Lights in the Deep
ever-presently painful, such that I quickly grew to hate it. We’d trained together—relentlessly—in preparation for this historic flight. In spite of watching the Soviet Union roll ahead with its mighty super-booster. In spite of Dr. Von Braun’s forced retirement, on account of the absentee trial at the Hague. In spite of seeing the posted names of friends who had been killed or gone missing over the skies of Havana and Hanoi. Nothing had distracted us, and together we had made the circumlunar flight our co-religion.
    By the time I slid into lunar orbit, the entire thing had begun to seem profoundly, stupidly empty. Vic was dead. They’d make him a hero no matter what happened now. Without him here to share the sweetness of victory, I took little comfort in the realization of our dream. Whether I, myself, got back to Earth or not, the headlines in the papers would continue to be crowded with news from the Long War against Communism, of which The Battle for the Moon was just that—a single battle. Symbolic, yes. Grand. But ultimately of little importance to the men scraping and fighting in the mud-filled ditches.
    My orders called for me to take pictures, so I took them.
    My orders also called for telemetry, so I took it, and sent it.
    I was on my sixth circuit around the day side, and getting ready for the breakout burn that would put me on course back to Earth, when the feeds to the Chiron died. At first puzzled, I reset the breakers, only to watch them barber-pole again. Then a third time. By the fourth try I was flipping the switches back and forth with such panic that I almost broke them clean out of the panel.
    Without the bell-bottomed rockets on the Chiron, there was no way I’d be breaking lunar orbit now.
    Hollowly, I reported my situation back to Houston, who had no doubt already become appraised of the situation via the Gemini’s computer.
    It took almost a quarter of an orbit before anyone on the ground had the nerve to respond. By which time I was screaming incoherent obscenities within the claustrophobic confines of the cabin.
    “You’ll have to go check it outside,” was their only suggestion.

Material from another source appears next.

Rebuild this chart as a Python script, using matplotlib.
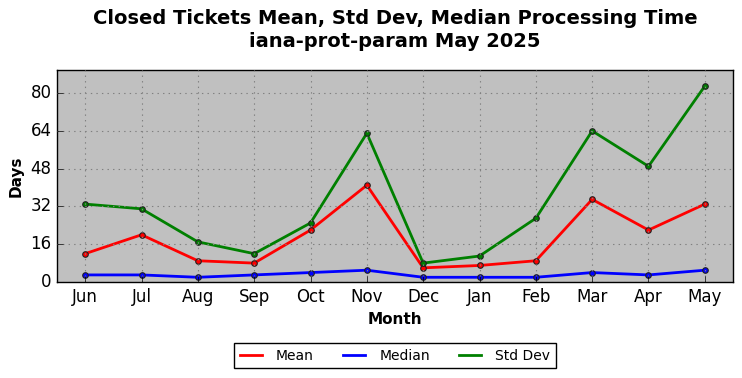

    As if I didn’t already have the cabin depressurized.
    • • •
    Vic’s malfunctioning thruster pack had done more damage than I’d first noticed. There were pieces of it embedded in the Chiron down near the collar where the nose of the Gemini committed adultery with the business-end of the booster. I couldn’t see it, but I guessed that under the cowling some of those pieces had chewed part-way into the wiring. Why the connection hadn’t failed before now, I could not be sure. Suffice to say that there was absolutely no way of effecting a repair.
    While the mission controllers on Earth went politely apeshit, I allowed myself to drift away from the joined space vehicles and examine the limb of the moon as I flew once again towards the night side. How long had that gray, cratered landscape been waiting for the first person from Earth to see it up close? Mountains and valleys, great heaping plains of what looked like soft putty…Vic would have given a gonad to see this view, especially from outside the spacecraft. I hoped—somewhat vainly—that where Vic was, he was vicariously enjoying the show.
    The night side was black like no other blackness I’ve ever experienced. The stars away from the moon were bright, fixed, and perfect; silent suns all raging mightily in the far-off depths of the Milky Way. When I was a teenager, I used to sit out in the country at my uncle’s place, just he and I and the humid Mississippi air. Not a city light for fifty miles. And never had we ever gotten a night sky as perfect or as magnificent as this.
    I felt my throat close up as dawn on the far limb greeted me, and I orbited back into radio contact.
    The monkey house in Houston could offer me little, save for additional promises that they were “Working the problem.”